*INFORMATION SUPPLIED*
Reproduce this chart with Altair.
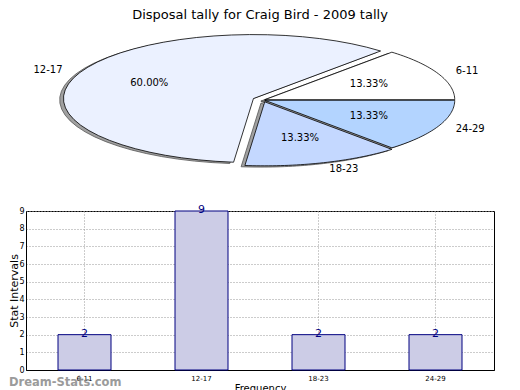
import altair as alt
import pandas as pd

labels = ["6-11", "12-17", "18-23", "24-29"]
counts = [2, 9, 2, 2]
pie_colors = ["#FFFFFF", "#EBF1FF", "#C4D8FF", "#B3D4FF"]
explode = [0.01, 0.055, 0.03, 0.01]
y_ticks = list(range(10))
title_text = "Disposal tally for Craig Bird - 2009 tally"
watermark = ["Dream-Stats.com"]

FONT = "DejaVu Sans"

pie_df = pd.DataFrame({"label": labels, "count": counts, "explode": explode,
                       "idx": list(range(len(labels)))})
bar_df = pd.DataFrame({"label": labels, "count": counts})
wm_df = pd.DataFrame({"t": watermark})

# ellipse geometry (pixels per unit radius)
RX_PX, RY_PX = 190, 64
PANEL_W, PANEL_H = 468, 172
CX, CY = 237, 78
xs = alt.Scale(domain=[-CX / RX_PX, (PANEL_W - CX) / RX_PX], nice=False, zero=False)
ys = alt.Scale(domain=[-(PANEL_H - CY) / RY_PX, CY / RY_PX], nice=False, zero=False)

base = (
    alt.Chart(pie_df)
    .transform_joinaggregate(total="sum(count)")
    .transform_window(cum="sum(count)", sort=[alt.SortField("idx")], frame=[None, 0])
    .transform_calculate(
        a0="2*PI*(datum.cum-datum.count)/datum.total",
        a1="2*PI*datum.cum/datum.total",
    )
    .transform_calculate(mid="(datum.a0+datum.a1)/2")
    .transform_calculate(
        ex="datum.explode*cos(datum.mid)",
        ey="datum.explode*sin(datum.mid)",
    )
)

poly = (
    base.transform_calculate(step="sequence(-1, 42)")
    .transform_flatten(["step"])
    .transform_calculate(
        tt="clamp(datum.step, 0, 40)/40",
        ang="datum.a0+(datum.a1-datum.a0)*datum.tt",
        onarc="(datum.step>=0 && datum.step<=40) ? 1 : 0",
        px="datum.ex+datum.onarc*cos(datum.ang)",
        py="datum.ey+datum.onarc*sin(datum.ang)",
        sx="datum.px-0.02",
        sy="datum.py-0.02",
    )
)

shadows = poly.mark_line(fill="#a0a0a0", stroke="#555555", strokeWidth=0.8).encode(
    x=alt.X("sx:Q", scale=xs, axis=None),
    y=alt.Y("sy:Q", scale=ys, axis=None),
    detail="label:N",
    order="step:Q",
)

slices = poly.mark_line(stroke="black", strokeWidth=0.8).encode(
    x=alt.X("px:Q", scale=xs, axis=None),
    y=alt.Y("py:Q", scale=ys, axis=None),
    detail="label:N",
    order="step:Q",
    fill=alt.Fill("label:N", scale=alt.Scale(domain=labels, range=pie_colors), legend=None),
)

lab = base.transform_calculate(
    lx="datum.ex+1.1*cos(datum.mid)",
    ly="datum.ey+1.1*sin(datum.mid)",
)
lab_r = lab.transform_filter("cos(datum.mid) >= 0").mark_text(
    align="left", baseline="middle", font=FONT, fontSize=10, color="black"
).encode(x=alt.X("lx:Q", scale=xs, axis=None), y=alt.Y("ly:Q", scale=ys, axis=None), text="label:N")
lab_l = lab.transform_filter("cos(datum.mid) < 0").mark_text(
    align="right", baseline="middle", font=FONT, fontSize=10, color="black"
).encode(x=alt.X("lx:Q", scale=xs, axis=None), y=alt.Y("ly:Q", scale=ys, axis=None), text="label:N")

pct = base.transform_calculate(
    qx="datum.ex+0.6*cos(datum.mid)",
    qy="datum.ey+0.6*sin(datum.mid)",
    pct="format(100*datum.count/datum.total, '.2f') + '%'",
).mark_text(align="center", baseline="middle", font=FONT, fontSize=10, color="black").encode(
    x=alt.X("qx:Q", scale=xs, axis=None), y=alt.Y("qy:Q", scale=ys, axis=None), text="pct:N"
)

pie = alt.layer(shadows, slices, lab_l, lab_r, pct).properties(
    width=PANEL_W, height=PANEL_H,
    view=alt.ViewBackground(stroke="transparent"),
    title=alt.TitleParams(title_text, font=FONT, fontSize=13, fontWeight="normal",
                          anchor="middle", offset=0, color="black"),
)

grid_kw = dict(grid=True, gridDash=[1, 2], gridColor="#999999", gridWidth=1)
xb = alt.X(
    "label:N", sort=labels,
    scale=alt.Scale(paddingInner=0, paddingOuter=0),
    axis=alt.Axis(title="Frequency", labelAngle=0, labelFont=FONT, labelFontSize=7,
                  titleFont=FONT, titleFontSize=10, titleFontWeight="normal", titleColor="black",
                  labelColor="black", ticks=False, labelPadding=4, titlePadding=2,
                  bandPosition=0.5, domainColor="black", **grid_kw),
)
yb = alt.Y(
    "count:Q",
    scale=alt.Scale(domain=[0, 9], nice=False),
    axis=alt.Axis(values=y_ticks, title="Stat Intervals", labelFont=FONT, labelFontSize=8,
                  titleFont=FONT, titleFontSize=11, titleFontWeight="normal", titleColor="black",
                  labelColor="black", ticks=False, labelPadding=2, titlePadding=-1,
                  labelOverlap=False, domainColor="black", **grid_kw),
)

bars = alt.Chart(bar_df).mark_bar(size=53, fill="#CCCCE6", stroke="#000080", strokeWidth=1).encode(
    x=xb, y=yb
)
vals = alt.Chart(bar_df).mark_text(
    baseline="alphabetic", dy=2, color="#000080", font=FONT, fontSize=11
).encode(x=xb, y=yb, text="count:Q")

wm = alt.Chart(wm_df).mark_text(
    align="left", baseline="alphabetic", font=FONT, fontSize=11.5, fontWeight="bold",
    color="#8a8a8a", opacity=0.85
).encode(x=alt.value(-17), y=alt.value(175), text="t:N")

barchart = alt.layer(bars, vals, wm).properties(
    width=468, height=159, view=alt.ViewBackground(stroke="black", strokeWidth=1)
)

chart = alt.vconcat(pie, barchart, spacing=8).properties(
    padding={"left": 0, "top": 0, "right": 0, "bottom": 0}
).configure_view(stroke="transparent")

chart.save("out.html", embed_options={"renderer": "svg", "actions": False})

*WHAT THE EXERCISE ASKS*
Retype the whole listing exactly and leave the pictures out.

*EXERCISE ANSWER*
Reproduce this chart with Altair.
import altair as alt
import pandas as pd

labels = ["6-11", "12-17", "18-23", "24-29"]
counts = [2, 9, 2, 2]
pie_colors = ["#FFFFFF", "#EBF1FF", "#C4D8FF", "#B3D4FF"]
explode = [0.01, 0.055, 0.03, 0.01]
y_ticks = list(range(10))
title_text = "Disposal tally for Craig Bird - 2009 tally"
watermark = ["Dream-Stats.com"]

FONT = "DejaVu Sans"

pie_df = pd.DataFrame({"label": labels, "count": counts, "explode": explode,
                       "idx": list(range(len(labels)))})
bar_df = pd.DataFrame({"label": labels, "count": counts})
wm_df = pd.DataFrame({"t": watermark})

# ellipse geometry (pixels per unit radius)
RX_PX, RY_PX = 190, 64
PANEL_W, PANEL_H = 468, 172
CX, CY = 237, 78
xs = alt.Scale(domain=[-CX / RX_PX, (PANEL_W - CX) / RX_PX], nice=False, zero=False)
ys = alt.Scale(domain=[-(PANEL_H - CY) / RY_PX, CY / RY_PX], nice=False, zero=False)

base = (
    alt.Chart(pie_df)
    .transform_joinaggregate(total="sum(count)")
    .transform_window(cum="sum(count)", sort=[alt.SortField("idx")], frame=[None, 0])
    .transform_calculate(
        a0="2*PI*(datum.cum-datum.count)/datum.total",
        a1="2*PI*datum.cum/datum.total",
    )
    .transform_calculate(mid="(datum.a0+datum.a1)/2")
    .transform_calculate(
        ex="datum.explode*cos(datum.mid)",
        ey="datum.explode*sin(datum.mid)",
    )
)

poly = (
    base.transform_calculate(step="sequence(-1, 42)")
    .transform_flatten(["step"])
    .transform_calculate(
        tt="clamp(datum.step, 0, 40)/40",
        ang="datum.a0+(datum.a1-datum.a0)*datum.tt",
        onarc="(datum.step>=0 && datum.step<=40) ? 1 : 0",
        px="datum.ex+datum.onarc*cos(datum.ang)",
        py="datum.ey+datum.onarc*sin(datum.ang)",
        sx="datum.px-0.02",
        sy="datum.py-0.02",
    )
)

shadows = poly.mark_line(fill="#a0a0a0", stroke="#555555", strokeWidth=0.8).encode(
    x=alt.X("sx:Q", scale=xs, axis=None),
    y=alt.Y("sy:Q", scale=ys, axis=None),
    detail="label:N",
    order="step:Q",
)

slices = poly.mark_line(stroke="black", strokeWidth=0.8).encode(
    x=alt.X("px:Q", scale=xs, axis=None),
    y=alt.Y("py:Q", scale=ys, axis=None),
    detail="label:N",
    order="step:Q",
    fill=alt.Fill("label:N", scale=alt.Scale(domain=labels, range=pie_colors), legend=None),
)

lab = base.transform_calculate(
    lx="datum.ex+1.1*cos(datum.mid)",
    ly="datum.ey+1.1*sin(datum.mid)",
)
lab_r = lab.transform_filter("cos(datum.mid) >= 0").mark_text(
    align="left", baseline="middle", font=FONT, fontSize=10, color="black"
).encode(x=alt.X("lx:Q", scale=xs, axis=None), y=alt.Y("ly:Q", scale=ys, axis=None), text="label:N")
lab_l = lab.transform_filter("cos(datum.mid) < 0").mark_text(
    align="right", baseline="middle", font=FONT, fontSize=10, color="black"
).encode(x=alt.X("lx:Q", scale=xs, axis=None), y=alt.Y("ly:Q", scale=ys, axis=None), text="label:N")

pct = base.transform_calculate(
    qx="datum.ex+0.6*cos(datum.mid)",
    qy="datum.ey+0.6*sin(datum.mid)",
    pct="format(100*datum.count/datum.total, '.2f') + '%'",
).mark_text(align="center", baseline="middle", font=FONT, fontSize=10, color="black").encode(
    x=alt.X("qx:Q", scale=xs, axis=None), y=alt.Y("qy:Q", scale=ys, axis=None), text="pct:N"
)

pie = alt.layer(shadows, slices, lab_l, lab_r, pct).properties(
    width=PANEL_W, height=PANEL_H,
    view=alt.ViewBackground(stroke="transparent"),
    title=alt.TitleParams(title_text, font=FONT, fontSize=13, fontWeight="normal",
                          anchor="middle", offset=0, color="black"),
)

grid_kw = dict(grid=True, gridDash=[1, 2], gridColor="#999999", gridWidth=1)
xb = alt.X(
    "label:N", sort=labels,
    scale=alt.Scale(paddingInner=0, paddingOuter=0),
    axis=alt.Axis(title="Frequency", labelAngle=0, labelFont=FONT, labelFontSize=7,
                  titleFont=FONT, titleFontSize=10, titleFontWeight="normal", titleColor="black",
                  labelColor="black", ticks=False, labelPadding=4, titlePadding=2,
                  bandPosition=0.5, domainColor="black", **grid_kw),
)
yb = alt.Y(
    "count:Q",
    scale=alt.Scale(domain=[0, 9], nice=False),
    axis=alt.Axis(values=y_ticks, title="Stat Intervals", labelFont=FONT, labelFontSize=8,
                  titleFont=FONT, titleFontSize=11, titleFontWeight="normal", titleColor="black",
                  labelColor="black", ticks=False, labelPadding=2, titlePadding=-1,
                  labelOverlap=False, domainColor="black", **grid_kw),
)

bars = alt.Chart(bar_df).mark_bar(size=53, fill="#CCCCE6", stroke="#000080", strokeWidth=1).encode(
    x=xb, y=yb
)
vals = alt.Chart(bar_df).mark_text(
    baseline="alphabetic", dy=2, color="#000080", font=FONT, fontSize=11
).encode(x=xb, y=yb, text="count:Q")

wm = alt.Chart(wm_df).mark_text(
    align="left", baseline="alphabetic", font=FONT, fontSize=11.5, fontWeight="bold",
    color="#8a8a8a", opacity=0.85
).encode(x=alt.value(-17), y=alt.value(175), text="t:N")

barchart = alt.layer(bars, vals, wm).properties(
    width=468, height=159, view=alt.ViewBackground(stroke="black", strokeWidth=1)
)

chart = alt.vconcat(pie, barchart, spacing=8).properties(
    padding={"left": 0, "top": 0, "right": 0, "bottom": 0}
).configure_view(stroke="transparent")

chart.save("out.html", embed_options={"renderer": "svg", "actions": False})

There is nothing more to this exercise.